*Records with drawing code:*
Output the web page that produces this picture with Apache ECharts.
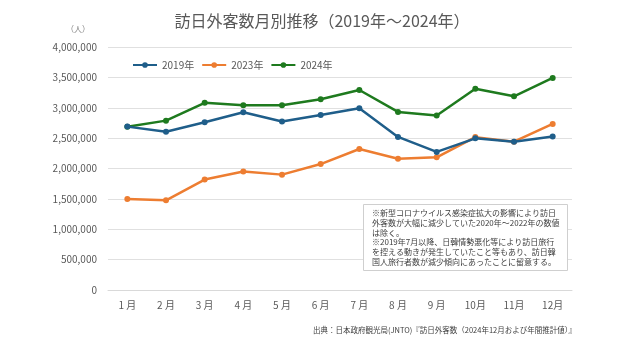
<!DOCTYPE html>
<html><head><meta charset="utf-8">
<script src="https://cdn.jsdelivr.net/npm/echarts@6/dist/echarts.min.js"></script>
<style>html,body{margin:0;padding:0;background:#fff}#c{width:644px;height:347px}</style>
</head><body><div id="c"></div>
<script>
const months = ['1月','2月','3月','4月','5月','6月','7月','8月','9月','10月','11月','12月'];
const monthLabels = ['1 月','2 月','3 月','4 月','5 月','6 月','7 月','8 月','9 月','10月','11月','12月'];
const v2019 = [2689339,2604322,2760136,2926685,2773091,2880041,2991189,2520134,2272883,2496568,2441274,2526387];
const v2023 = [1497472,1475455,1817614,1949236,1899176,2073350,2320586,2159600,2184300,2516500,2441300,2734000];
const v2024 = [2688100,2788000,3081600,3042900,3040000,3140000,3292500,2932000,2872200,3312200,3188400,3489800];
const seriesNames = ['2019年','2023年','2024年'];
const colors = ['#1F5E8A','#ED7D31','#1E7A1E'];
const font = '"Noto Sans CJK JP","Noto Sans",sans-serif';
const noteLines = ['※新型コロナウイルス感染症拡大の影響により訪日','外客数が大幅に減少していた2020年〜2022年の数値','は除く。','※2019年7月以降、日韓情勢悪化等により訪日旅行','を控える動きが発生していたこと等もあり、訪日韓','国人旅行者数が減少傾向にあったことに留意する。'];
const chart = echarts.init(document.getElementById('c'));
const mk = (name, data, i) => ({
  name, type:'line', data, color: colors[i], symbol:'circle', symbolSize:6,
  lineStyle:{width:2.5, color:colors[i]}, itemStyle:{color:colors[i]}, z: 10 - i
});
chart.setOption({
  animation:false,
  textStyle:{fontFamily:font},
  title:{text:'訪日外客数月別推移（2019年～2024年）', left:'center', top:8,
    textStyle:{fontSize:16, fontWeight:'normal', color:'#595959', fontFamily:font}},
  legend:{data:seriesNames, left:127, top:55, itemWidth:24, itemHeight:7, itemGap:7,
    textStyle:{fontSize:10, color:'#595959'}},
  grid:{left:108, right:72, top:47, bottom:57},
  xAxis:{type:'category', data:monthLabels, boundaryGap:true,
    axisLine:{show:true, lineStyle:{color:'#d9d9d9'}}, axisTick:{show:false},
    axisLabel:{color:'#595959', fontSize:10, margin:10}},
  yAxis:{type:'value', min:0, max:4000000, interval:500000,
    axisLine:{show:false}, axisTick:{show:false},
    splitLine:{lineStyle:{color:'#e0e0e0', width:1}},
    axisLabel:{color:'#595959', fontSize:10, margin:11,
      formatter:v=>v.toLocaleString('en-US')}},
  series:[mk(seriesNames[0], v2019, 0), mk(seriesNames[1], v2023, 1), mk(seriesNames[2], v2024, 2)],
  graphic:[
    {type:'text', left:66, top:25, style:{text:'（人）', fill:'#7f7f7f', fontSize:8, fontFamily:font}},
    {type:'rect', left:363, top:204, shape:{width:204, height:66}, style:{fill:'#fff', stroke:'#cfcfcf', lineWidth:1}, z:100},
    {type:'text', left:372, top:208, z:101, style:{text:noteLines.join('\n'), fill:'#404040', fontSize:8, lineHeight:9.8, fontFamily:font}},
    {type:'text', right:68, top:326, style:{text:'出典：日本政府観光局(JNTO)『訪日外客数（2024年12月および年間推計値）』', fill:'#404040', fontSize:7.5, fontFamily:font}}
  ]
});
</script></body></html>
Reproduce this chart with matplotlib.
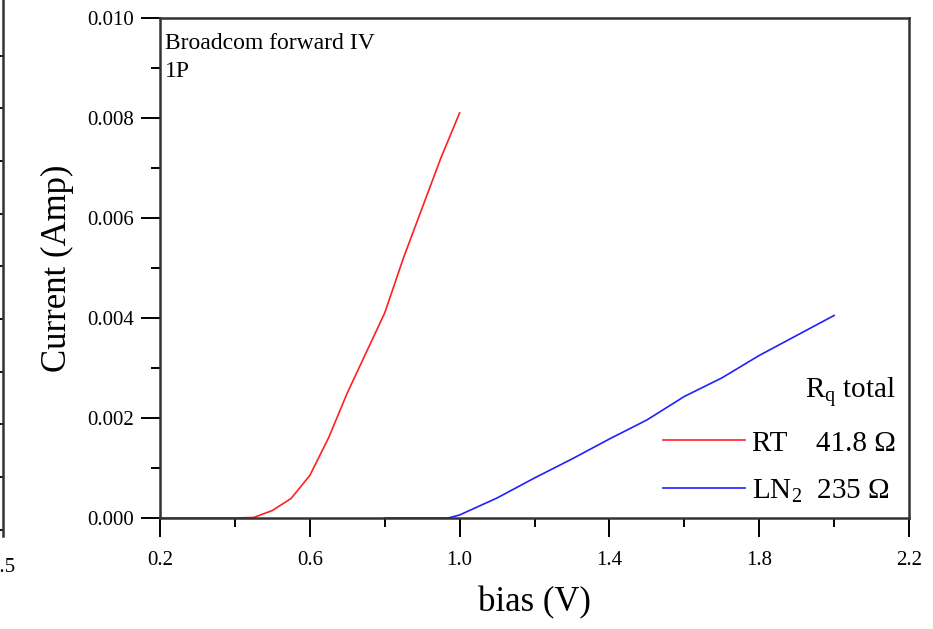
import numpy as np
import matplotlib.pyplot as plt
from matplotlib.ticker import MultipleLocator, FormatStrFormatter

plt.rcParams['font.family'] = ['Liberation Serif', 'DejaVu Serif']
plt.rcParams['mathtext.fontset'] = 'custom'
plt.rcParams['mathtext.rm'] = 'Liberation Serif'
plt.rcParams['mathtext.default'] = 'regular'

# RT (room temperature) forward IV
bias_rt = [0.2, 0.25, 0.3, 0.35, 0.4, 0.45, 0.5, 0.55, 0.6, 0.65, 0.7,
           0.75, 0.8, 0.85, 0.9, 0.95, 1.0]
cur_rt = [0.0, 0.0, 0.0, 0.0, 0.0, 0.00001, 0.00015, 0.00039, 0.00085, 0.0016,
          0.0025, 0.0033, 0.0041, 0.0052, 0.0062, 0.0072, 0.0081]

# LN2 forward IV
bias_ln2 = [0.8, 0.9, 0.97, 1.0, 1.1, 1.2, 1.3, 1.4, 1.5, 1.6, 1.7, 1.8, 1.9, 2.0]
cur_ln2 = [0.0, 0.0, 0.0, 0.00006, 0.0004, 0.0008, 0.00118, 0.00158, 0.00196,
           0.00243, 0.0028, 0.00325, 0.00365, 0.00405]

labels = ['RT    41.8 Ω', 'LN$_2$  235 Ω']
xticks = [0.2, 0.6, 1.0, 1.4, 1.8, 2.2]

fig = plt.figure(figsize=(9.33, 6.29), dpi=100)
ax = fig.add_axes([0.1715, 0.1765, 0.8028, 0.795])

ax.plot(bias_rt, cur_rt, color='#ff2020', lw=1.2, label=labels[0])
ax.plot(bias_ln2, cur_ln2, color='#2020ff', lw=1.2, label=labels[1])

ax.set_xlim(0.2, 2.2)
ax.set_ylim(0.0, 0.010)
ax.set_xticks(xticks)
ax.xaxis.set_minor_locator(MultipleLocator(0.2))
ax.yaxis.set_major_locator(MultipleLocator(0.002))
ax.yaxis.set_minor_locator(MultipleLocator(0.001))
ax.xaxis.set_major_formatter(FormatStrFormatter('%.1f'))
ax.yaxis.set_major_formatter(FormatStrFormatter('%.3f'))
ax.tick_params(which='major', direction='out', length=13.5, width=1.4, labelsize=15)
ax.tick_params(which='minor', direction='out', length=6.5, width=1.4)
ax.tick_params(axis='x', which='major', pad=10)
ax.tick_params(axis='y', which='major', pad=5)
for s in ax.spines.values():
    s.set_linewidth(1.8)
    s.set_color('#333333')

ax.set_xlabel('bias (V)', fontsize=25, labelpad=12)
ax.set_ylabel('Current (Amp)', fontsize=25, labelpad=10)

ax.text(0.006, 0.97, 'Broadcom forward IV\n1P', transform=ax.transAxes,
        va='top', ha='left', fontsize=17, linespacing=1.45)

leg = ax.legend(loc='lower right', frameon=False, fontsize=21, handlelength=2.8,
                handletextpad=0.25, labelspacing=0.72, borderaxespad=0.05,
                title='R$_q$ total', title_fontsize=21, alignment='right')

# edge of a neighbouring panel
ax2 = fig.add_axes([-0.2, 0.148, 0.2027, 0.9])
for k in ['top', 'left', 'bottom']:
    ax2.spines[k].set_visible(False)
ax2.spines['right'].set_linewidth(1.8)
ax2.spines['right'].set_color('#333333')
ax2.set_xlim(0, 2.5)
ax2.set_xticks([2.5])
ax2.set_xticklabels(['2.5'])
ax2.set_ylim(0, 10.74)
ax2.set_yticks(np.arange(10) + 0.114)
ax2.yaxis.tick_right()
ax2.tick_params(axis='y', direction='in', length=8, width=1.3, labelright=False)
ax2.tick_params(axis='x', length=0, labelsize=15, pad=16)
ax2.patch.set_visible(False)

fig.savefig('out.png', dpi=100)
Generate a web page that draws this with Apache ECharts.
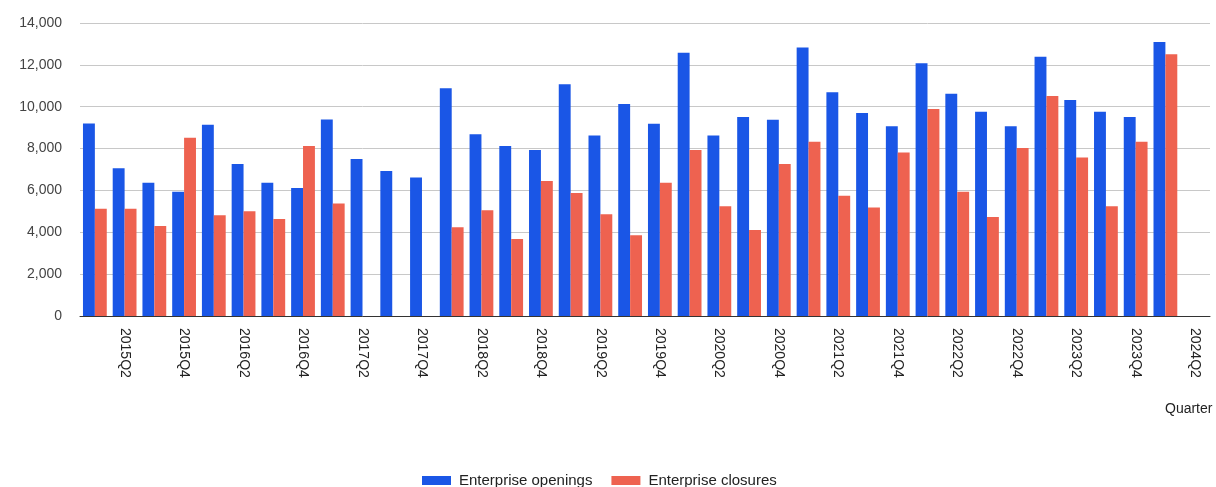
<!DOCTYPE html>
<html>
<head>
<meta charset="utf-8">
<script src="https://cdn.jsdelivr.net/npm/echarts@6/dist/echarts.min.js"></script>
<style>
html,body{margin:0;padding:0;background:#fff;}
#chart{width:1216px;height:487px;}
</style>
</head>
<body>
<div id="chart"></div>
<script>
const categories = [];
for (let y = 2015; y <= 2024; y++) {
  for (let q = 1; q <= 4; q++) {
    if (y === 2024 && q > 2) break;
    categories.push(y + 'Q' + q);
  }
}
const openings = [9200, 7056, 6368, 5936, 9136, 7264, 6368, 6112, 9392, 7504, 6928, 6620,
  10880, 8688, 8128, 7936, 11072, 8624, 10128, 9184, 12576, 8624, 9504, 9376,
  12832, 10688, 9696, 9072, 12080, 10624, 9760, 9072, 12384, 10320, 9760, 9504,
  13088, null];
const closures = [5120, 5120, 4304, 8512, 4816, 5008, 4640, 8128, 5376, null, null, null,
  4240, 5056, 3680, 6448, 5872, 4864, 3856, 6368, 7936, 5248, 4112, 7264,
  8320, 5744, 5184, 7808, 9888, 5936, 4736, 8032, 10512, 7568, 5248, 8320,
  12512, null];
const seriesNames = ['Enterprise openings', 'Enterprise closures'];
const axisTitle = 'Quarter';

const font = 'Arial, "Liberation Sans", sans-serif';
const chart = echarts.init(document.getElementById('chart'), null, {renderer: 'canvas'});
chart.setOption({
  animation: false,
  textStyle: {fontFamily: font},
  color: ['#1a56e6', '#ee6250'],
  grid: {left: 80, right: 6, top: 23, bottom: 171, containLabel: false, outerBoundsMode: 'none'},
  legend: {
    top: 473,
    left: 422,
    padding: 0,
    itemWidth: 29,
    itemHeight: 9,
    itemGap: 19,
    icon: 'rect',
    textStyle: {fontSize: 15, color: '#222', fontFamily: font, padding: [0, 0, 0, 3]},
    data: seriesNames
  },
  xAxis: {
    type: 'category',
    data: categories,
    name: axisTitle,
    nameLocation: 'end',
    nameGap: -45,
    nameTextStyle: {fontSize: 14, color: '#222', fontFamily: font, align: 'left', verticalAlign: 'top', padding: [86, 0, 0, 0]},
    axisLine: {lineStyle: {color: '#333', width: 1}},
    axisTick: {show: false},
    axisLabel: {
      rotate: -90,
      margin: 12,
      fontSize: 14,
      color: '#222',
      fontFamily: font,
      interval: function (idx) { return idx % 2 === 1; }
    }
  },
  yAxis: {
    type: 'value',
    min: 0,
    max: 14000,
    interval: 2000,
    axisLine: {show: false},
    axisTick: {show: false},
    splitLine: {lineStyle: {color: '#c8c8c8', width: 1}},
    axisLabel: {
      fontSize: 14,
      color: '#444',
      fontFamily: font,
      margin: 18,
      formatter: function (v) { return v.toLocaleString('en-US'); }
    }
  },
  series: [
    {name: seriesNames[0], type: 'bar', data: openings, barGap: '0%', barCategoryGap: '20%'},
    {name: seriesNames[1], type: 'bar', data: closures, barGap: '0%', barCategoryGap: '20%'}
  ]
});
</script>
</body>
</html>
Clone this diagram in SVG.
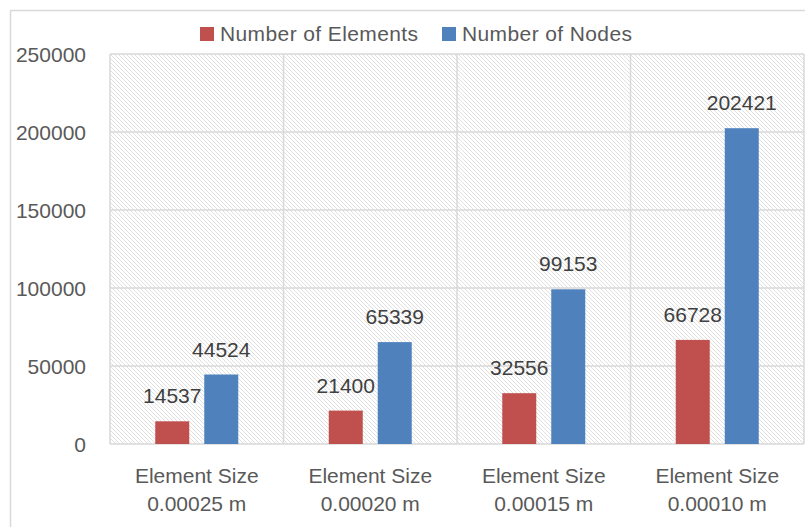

*Task description:* From the entries above, copy every line where the word "that" shows up.

*Completed exercise:*
Output the web page that produces this picture with Apache ECharts.
Generate a web page that draws this with Apache ECharts.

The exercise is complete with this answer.